§ **Goal of the exercise**:
Transcribe every line from the top down to the line with "(0,0) rectangle (1009,661);", both ends included, but not the pictures.

— start of Data lines —

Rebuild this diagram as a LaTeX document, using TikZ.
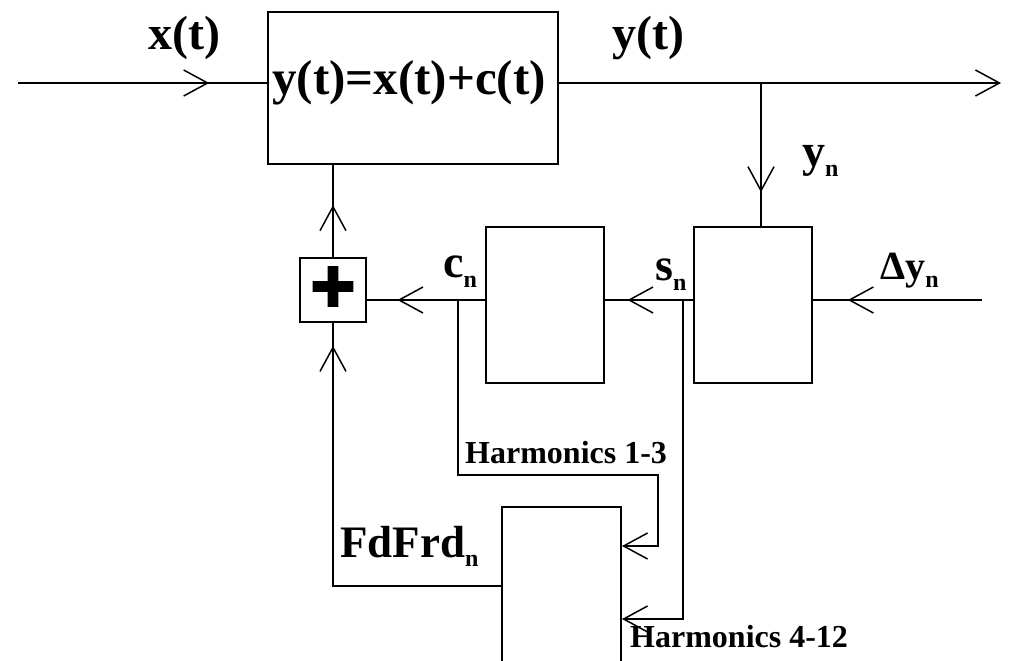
\documentclass[tikz,border=0pt]{standalone}
\usepackage{fontspec}
\setmainfont{Liberation Serif}
\newfontfamily\plusfont[FakeBold=10]{Liberation Serif}
\usetikzlibrary{arrows.meta,decorations.markings}
\newcommand{\subn}{\raisebox{-0.22em}{\fontsize{24}{24}\selectfont n}}

\begin{document}
\begin{tikzpicture}[
    x=1pt, y=-1pt,
    >={Straight Barb[length=24pt, width=26pt, line width=1.5pt]},
    blk/.style={draw, line width=2pt, inner sep=0pt},
    lab/.style={anchor=base west, inner sep=0pt, font=\fontsize{46}{46}\selectfont\bfseries},
    harmlab/.style={anchor=base west, inner sep=0pt, font=\fontsize{32}{32}\selectfont\bfseries},
    sig/.style={line width=2pt},
    mid/.style={postaction={decorate}, decoration={markings, mark=at position #1 with {\arrow{>}}}}
  ]
  \useasboundingbox (0,0) rectangle (1009,661);

  % blocks
  \node[blk, minimum width=290pt, minimum height=152pt] (sys) at (413,88) {};
  \node[blk, minimum width=66pt, minimum height=64pt, font=\plusfont\fontsize{72}{72}\selectfont] (sum) at (333,290) {+};
  \node[blk, minimum width=118pt, minimum height=156pt] (filt) at (545,305) {};
  \node[blk, minimum width=118pt, minimum height=156pt] (calc) at (753,305) {};
  \node[blk, minimum width=119pt, minimum height=226pt] (synth) at (561.5,620) {};

  % line ends and bends
  \coordinate (xin) at (18,83);
  \coordinate (yout) at (1001,83);
  \coordinate (ytap) at (761,83);
  \coordinate (dyin) at (982,300);
  \coordinate (cn) at (458,300);
  \coordinate (sn) at (683,300);
  \coordinate (h13) at (658,475);
  \coordinate (h13in) at (0,546);
  \coordinate (h412) at (0,619);
  \coordinate (fb) at (0,586);

  % signals
  \draw[sig, mid=0.768] (xin) -- (sys.west |- xin);
  \draw[sig, ->] (sys.east |- yout) -- (yout);
  \draw[sig, mid=0.764] (ytap) -- (calc.north -| ytap);
  \draw[sig, mid=0.794] (dyin) -- (calc.east |- dyin);
  \draw[sig, mid=0.744] (calc.west |- sn) -- (filt.east |- sn);
  \draw[sig, mid=0.742] (filt.west |- cn) -- (sum.east |- cn);
  \draw[sig, mid=0.564] (sum.north) -- (sys.south -| sum.north);
  \draw[sig, mid=0.947] (synth.west |- fb) -| (sum.south);
  \draw[sig, ->] (cn) |- (h13) |- (synth.east |- h13in);
  \draw[sig, ->] (sn) |- (synth.east |- h412);

  % labels
  \node[lab, anchor=base, font=\fontsize{49}{49}\selectfont\bfseries] (eq) at (409,94) {y(t)=x(t)+c(t)};
  \node[lab, font=\fontsize{48}{48}\selectfont\bfseries] (xl) at (148,49) {x(t)};
  \node[lab, font=\fontsize{48}{48}\selectfont\bfseries] (yl) at (612,49) {y(t)};
  \node[lab] (ynl) at (802,166) {y\subn};
  \node[lab] (cnl) at (443,277) {c\subn};
  \node[lab] (snl) at (655,280) {s\subn};
  \node[lab, font=\fontsize{40}{40}\selectfont\bfseries] (dyl) at (880,279) {Δy\subn};
  \node[lab, font=\fontsize{45}{45}\selectfont\bfseries] (fbl) at (340,557) {FdFrd\subn};
  \node[harmlab] (h13l) at (465,463) {Harmonics 1-3};
  \node[harmlab] (h412l) at (630,647) {Harmonics 4-12};
\end{tikzpicture}
\end{document}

— end of Data lines —

§ **Written answer**:
Rebuild this diagram as a LaTeX document, using TikZ.
\documentclass[tikz,border=0pt]{standalone}
\usepackage{fontspec}
\setmainfont{Liberation Serif}
\newfontfamily\plusfont[FakeBold=10]{Liberation Serif}
\usetikzlibrary{arrows.meta,decorations.markings}
\newcommand{\subn}{\raisebox{-0.22em}{\fontsize{24}{24}\selectfont n}}

\begin{document}
\begin{tikzpicture}[
    x=1pt, y=-1pt,
    >={Straight Barb[length=24pt, width=26pt, line width=1.5pt]},
    blk/.style={draw, line width=2pt, inner sep=0pt},
    lab/.style={anchor=base west, inner sep=0pt, font=\fontsize{46}{46}\selectfont\bfseries},
    harmlab/.style={anchor=base west, inner sep=0pt, font=\fontsize{32}{32}\selectfont\bfseries},
    sig/.style={line width=2pt},
    mid/.style={postaction={decorate}, decoration={markings, mark=at position #1 with {\arrow{>}}}}
  ]
  \useasboundingbox (0,0) rectangle (1009,661);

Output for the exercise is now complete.